# [Aim]
Single out the lines of the material that contain "matplotlib" and copy them.

----------------

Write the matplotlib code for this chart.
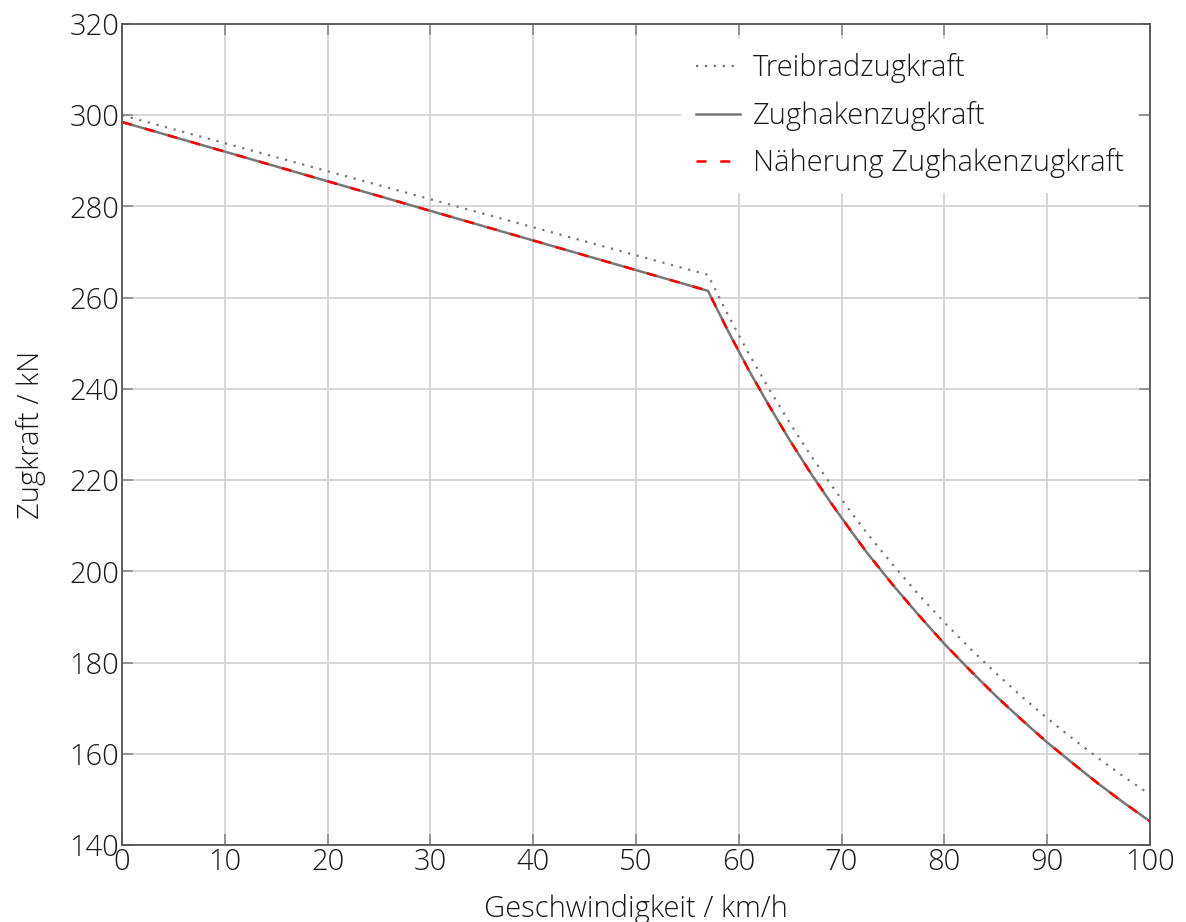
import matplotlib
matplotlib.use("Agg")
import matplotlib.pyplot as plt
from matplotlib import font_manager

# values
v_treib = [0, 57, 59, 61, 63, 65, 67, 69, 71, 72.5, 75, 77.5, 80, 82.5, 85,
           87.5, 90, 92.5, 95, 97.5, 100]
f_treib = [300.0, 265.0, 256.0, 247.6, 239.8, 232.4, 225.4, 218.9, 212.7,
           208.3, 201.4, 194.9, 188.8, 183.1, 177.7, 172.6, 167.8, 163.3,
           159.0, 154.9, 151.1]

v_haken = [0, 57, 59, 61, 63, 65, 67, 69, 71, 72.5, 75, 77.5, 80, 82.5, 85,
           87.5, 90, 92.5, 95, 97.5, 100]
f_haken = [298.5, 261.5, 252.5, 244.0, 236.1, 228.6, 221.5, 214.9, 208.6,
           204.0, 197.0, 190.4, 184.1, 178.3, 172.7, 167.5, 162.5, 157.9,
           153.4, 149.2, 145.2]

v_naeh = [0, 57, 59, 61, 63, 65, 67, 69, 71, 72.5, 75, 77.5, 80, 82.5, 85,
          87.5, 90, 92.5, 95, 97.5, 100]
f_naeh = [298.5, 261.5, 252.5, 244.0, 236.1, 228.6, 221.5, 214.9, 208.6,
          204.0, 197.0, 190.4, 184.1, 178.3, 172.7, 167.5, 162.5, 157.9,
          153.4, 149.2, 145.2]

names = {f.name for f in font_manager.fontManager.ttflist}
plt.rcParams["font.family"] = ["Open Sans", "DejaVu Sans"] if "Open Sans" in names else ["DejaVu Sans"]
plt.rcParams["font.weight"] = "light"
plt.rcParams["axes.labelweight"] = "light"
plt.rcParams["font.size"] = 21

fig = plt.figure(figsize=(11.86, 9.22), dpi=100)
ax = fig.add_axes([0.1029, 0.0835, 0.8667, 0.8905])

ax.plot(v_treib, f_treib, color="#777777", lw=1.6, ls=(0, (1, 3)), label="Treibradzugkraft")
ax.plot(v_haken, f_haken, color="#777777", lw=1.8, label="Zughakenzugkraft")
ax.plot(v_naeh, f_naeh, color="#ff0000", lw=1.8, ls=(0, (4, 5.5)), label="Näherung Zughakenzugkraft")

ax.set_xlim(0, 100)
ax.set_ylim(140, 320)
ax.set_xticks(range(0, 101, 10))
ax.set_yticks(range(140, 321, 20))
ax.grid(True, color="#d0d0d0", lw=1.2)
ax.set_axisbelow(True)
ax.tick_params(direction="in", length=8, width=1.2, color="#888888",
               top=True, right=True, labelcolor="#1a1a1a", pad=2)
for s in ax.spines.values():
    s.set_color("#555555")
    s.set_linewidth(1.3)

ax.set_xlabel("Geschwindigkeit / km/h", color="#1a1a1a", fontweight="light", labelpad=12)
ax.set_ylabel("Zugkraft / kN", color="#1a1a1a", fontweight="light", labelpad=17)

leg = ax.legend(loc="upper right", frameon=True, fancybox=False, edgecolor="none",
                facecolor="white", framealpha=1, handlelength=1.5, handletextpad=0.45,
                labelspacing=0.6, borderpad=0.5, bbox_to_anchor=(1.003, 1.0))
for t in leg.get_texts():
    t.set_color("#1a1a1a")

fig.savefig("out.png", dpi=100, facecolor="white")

----------------

# [Result of this task]
Write the matplotlib code for this chart.
import matplotlib
matplotlib.use("Agg")
import matplotlib.pyplot as plt
from matplotlib import font_manager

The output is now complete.